From: George Dunlap <george.dunlap@eu.citrix.com>
To: Dario Faggioli <raistlin@linux.it>
Cc: Andre Przywara <andre.przywara@amd.com>,
Ian Campbell <Ian.Campbell@citrix.com>,
Stefano Stabellini <Stefano.Stabellini@eu.citrix.com>,
Juergen Gross <juergen.gross@ts.fujitsu.com>,
Ian Jackson <Ian.Jackson@eu.citrix.com>,
"xen-devel@lists.xen.org" <xen-devel@lists.xen.org>,
Roger Pau Monne <roger.pau@citrix.com>
Subject: Re: [PATCH 10 of 10 v3] Some automatic NUMA placement documentation
Date: Fri, 6 Jul 2012 15:08:35 +0100 [thread overview]
Message-ID: <4FF6F163.6010300@eu.citrix.com> (raw)
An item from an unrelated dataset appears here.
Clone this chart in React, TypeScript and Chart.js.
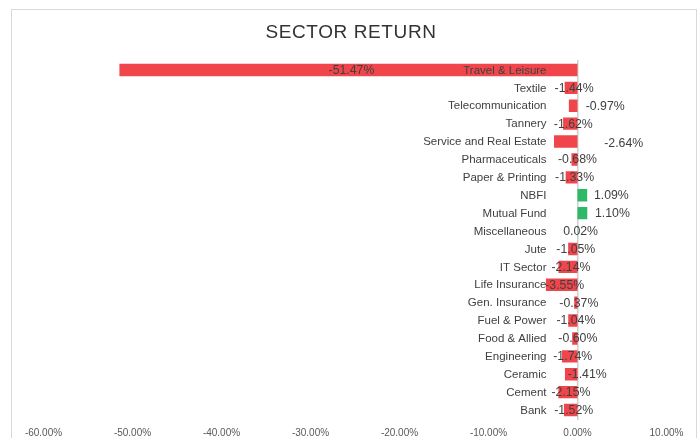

In-Reply-To: <f1523c3dc63746e07b11.1341418689@Solace>
On 04/07/12 17:18, Dario Faggioli wrote:
> # HG changeset patch
> # User Dario Faggioli<raistlin@linux.it>
> # Date 1341416324 -7200
> # Node ID f1523c3dc63746e07b11fada5be3d461c3807256
> # Parent 885e2f385601d66179058bfb6bd3960f17d5e068
> Some automatic NUMA placement documentation
>
> About rationale, usage and (some small bits of) API.
>
> Signed-off-by: Dario Faggioli<dario.faggioli@citrix.com>
> Acked-by: Ian Campbell<ian.campbell@citrix.com>
>
> Changes from v1:
> * API documentation moved close to the actual functions.
>
> diff --git a/docs/misc/xl-numa-placement.markdown b/docs/misc/xl-numa-placement.markdown
> new file mode 100644
> --- /dev/null
> +++ b/docs/misc/xl-numa-placement.markdown
> @@ -0,0 +1,91 @@
> +# Guest Automatic NUMA Placement in libxl and xl #
> +
> +## Rationale ##
> +
> +NUMA means the memory accessing times of a program running on a CPU depends on
> +the relative distance between that CPU and that memory. In fact, most of the
> +NUMA systems are built in such a way that each processor has its local memory,
> +on which it can operate very fast. On the other hand, getting and storing data
> +from and on remote memory (that is, memory local to some other processor) is
> +quite more complex and slow. On these machines, a NUMA node is usually defined
> +as a set of processor cores (typically a physical CPU package) and the memory
> +directly attached to the set of cores.
> +
> +The Xen hypervisor deals with Non-Uniform Memory Access (NUMA]) machines by
> +assigning to its domain a "node affinity", i.e., a set of NUMA nodes of the
> +host from which it gets its memory allocated.
> +
> +NUMA awareness becomes very important as soon as many domains start running
> +memory-intensive workloads on a shared host. In fact, the cost of accessing non
> +node-local memory locations is very high, and the performance degradation is
> +likely to be noticeable.
> +
> +## Guest Placement in xl ##
> +
> +If using xl for creating and managing guests, it is very easy to ask for both
> +manual or automatic placement of them across the host's NUMA nodes.
> +
> +Note that xm/xend does the very same thing, the only differences residing in
> +the details of the heuristics adopted for the placement (see below).
> +
> +### Manual Guest Placement with xl ###
> +
> +Thanks to the "cpus=" option, it is possible to specify where a domain should
> +be created and scheduled on, directly in its config file. This affects NUMA
> +placement and memory accesses as the hypervisor constructs the node affinity of
> +a VM basing right on its CPU affinity when it is created.
> +
> +This is very simple and effective, but requires the user/system administrator
> +to explicitly specify affinities for each and every domain, or Xen won't be
> +able to guarantee the locality for their memory accesses.
> +
> +It is also possible to deal with NUMA by partitioning the system using cpupools
> +(available in the upcoming release of Xen, 4.2). Again, this could be "The
> +Right Answer" for many needs and occasions, but has to to be carefully
> +considered and manually setup by hand.
> +
> +### Automatic Guest Placement with xl ###
> +
> +In case no "cpus=" option is specified in the config file, libxl tries to
I think "If no 'cpus=' option..." is better here.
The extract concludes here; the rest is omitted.